Note: This is mostly done for scalability - you do not want all CPUs trying to use the same shared resource (e.g. the same HPET timer) because that means you need locks, etc (and get lock contention and other problems that ruin performance for "many CPUs"); so to avoid that you use an "each CPU does its own timing independently (where possible)" approach (which leads to using local APIC timers for everything).
If HPET is only used when CPUs are in a "very low power consumption" state, it doesn't make sense to broadcast HPET's IRQ/s to all CPUs because that will wake all CPUs from their "very low power consumption" state and ruin the power savings. Ideally you want to ensure that only one CPU (that is not in some kind of power saving state) receives HPET's IRQ/s (and ensure that only one CPU handles the "timer events" on behalf of any/all CPUs that are currently in a "very low power consumption" state).

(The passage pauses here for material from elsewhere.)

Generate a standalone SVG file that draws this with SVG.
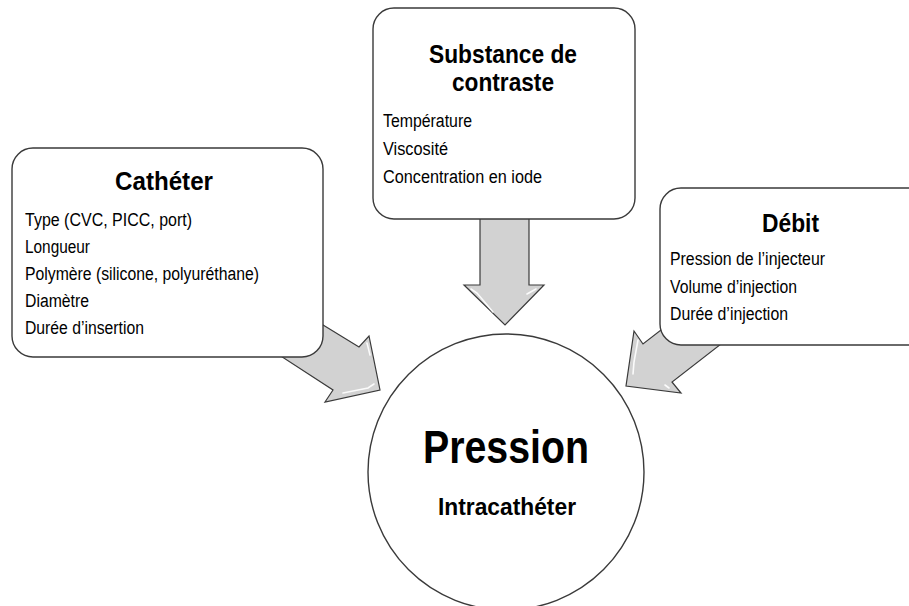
<svg xmlns="http://www.w3.org/2000/svg" width="909" height="606" viewBox="0 0 909 606">
<style>
.box{fill:#fff;stroke:#3a3a3a;stroke-width:1.4}
.arr{fill:#d2d2d2;stroke:#3a3a3a;stroke-width:1.2;stroke-linejoin:miter}
.hl{fill:none;stroke:#fff;stroke-width:1.6;stroke-linecap:round;opacity:0.9}
.t{font-family:"Liberation Sans",Arial,sans-serif;fill:#000}
.title{font-weight:bold;font-size:25px}
.item{font-size:18px}
</style>
<rect width="909" height="606" fill="#fff"/>
<g id="connectors">
  <polygon class="arr" points="480,210 529,210 529,285 544,285 505,325 464,285 480,285"/>
  <polyline class="hl" points="471,289 477,293 493,312"/>
  <polyline class="hl" points="536,289 527,294"/>
  <polygon class="arr" points="279,298 359,347 369,336 380,390 325,402 333,390 253,338"/>
  <polyline class="hl" points="343,393 368,388 374,384"/>
  <polyline class="hl" points="367,343 370,355"/>
  <polygon class="arr" points="723,282 643,344 634,331 626,386 681,393 672,382 752,320"/>
  <polyline class="hl" points="638,340 634,362 633,374"/>
  <polyline class="hl" points="665,385 669,388"/>
</g>
<g id="node-catheter">
  <rect class="box" x="12" y="148" width="311" height="209" rx="21"/>
  <text class="t title" x="115" y="190" textLength="98" lengthAdjust="spacingAndGlyphs">Cathéter</text>
  <text class="t item" x="25" y="226" textLength="167" lengthAdjust="spacingAndGlyphs">Type (CVC, PICC, port)</text>
  <text class="t item" x="25" y="253" textLength="65" lengthAdjust="spacingAndGlyphs">Longueur</text>
  <text class="t item" x="25" y="280" textLength="234" lengthAdjust="spacingAndGlyphs">Polymère (silicone, polyuréthane)</text>
  <text class="t item" x="25" y="307" textLength="64" lengthAdjust="spacingAndGlyphs">Diamètre</text>
  <text class="t item" x="25" y="334" textLength="119" lengthAdjust="spacingAndGlyphs">Durée d’insertion</text>
</g>
<g id="node-substance">
  <rect class="box" x="373" y="8" width="262" height="211" rx="21"/>
  <text class="t title" x="429" y="63" textLength="148" lengthAdjust="spacingAndGlyphs">Substance de</text>
  <text class="t title" x="452" y="91" textLength="102" lengthAdjust="spacingAndGlyphs">contraste</text>
  <text class="t item" x="383" y="127" textLength="89" lengthAdjust="spacingAndGlyphs">Température</text>
  <text class="t item" x="383" y="155" textLength="65" lengthAdjust="spacingAndGlyphs">Viscosité</text>
  <text class="t item" x="383" y="183" textLength="159" lengthAdjust="spacingAndGlyphs">Concentration en iode</text>
</g>
<g id="node-debit">
  <rect class="box" x="660" y="188" width="280" height="157" rx="21"/>
  <text class="t title" x="762" y="232" textLength="57" lengthAdjust="spacingAndGlyphs">Débit</text>
  <text class="t item" x="670" y="265" textLength="155" lengthAdjust="spacingAndGlyphs">Pression de l’injecteur</text>
  <text class="t item" x="670" y="293" textLength="127" lengthAdjust="spacingAndGlyphs">Volume d’injection</text>
  <text class="t item" x="670" y="320" textLength="118" lengthAdjust="spacingAndGlyphs">Durée d’injection</text>
</g>
<g id="node-pression">
  <circle class="box" cx="506" cy="472" r="138"/>
  <text class="t" x="423" y="463" font-size="46" font-weight="bold" textLength="166" lengthAdjust="spacingAndGlyphs">Pression</text>
  <text class="t" x="438" y="515" font-size="24" font-weight="bold" textLength="138" lengthAdjust="spacingAndGlyphs">Intracathéter</text>
</g>
</svg>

Also note that without power management (and without any "very low power consumption" states), the HPET might also be used to keep everything in sync with "wall clock time" (as part of a tiered approach - e.g. NPT used to keep HPET in sync with "wall clock time", then HPET used to keep local APIC timers and TSC in sync with "wall clock time"); but the HPET IRQ/s are not needed for this (it can be done with HPET's "main counter" without using any of HPET's comparators). This means that HPET's IRQ can be enabled on demand - e.g. HPET's IRQ could be enabled (if it's not enabled already) when a CPU enters a "very low power consumption" state and its "timer events" are shifted to HPET, and then the IRQ can be disabled when there are no more "timer events" left for HPET to handle.
Cheers,
Brendan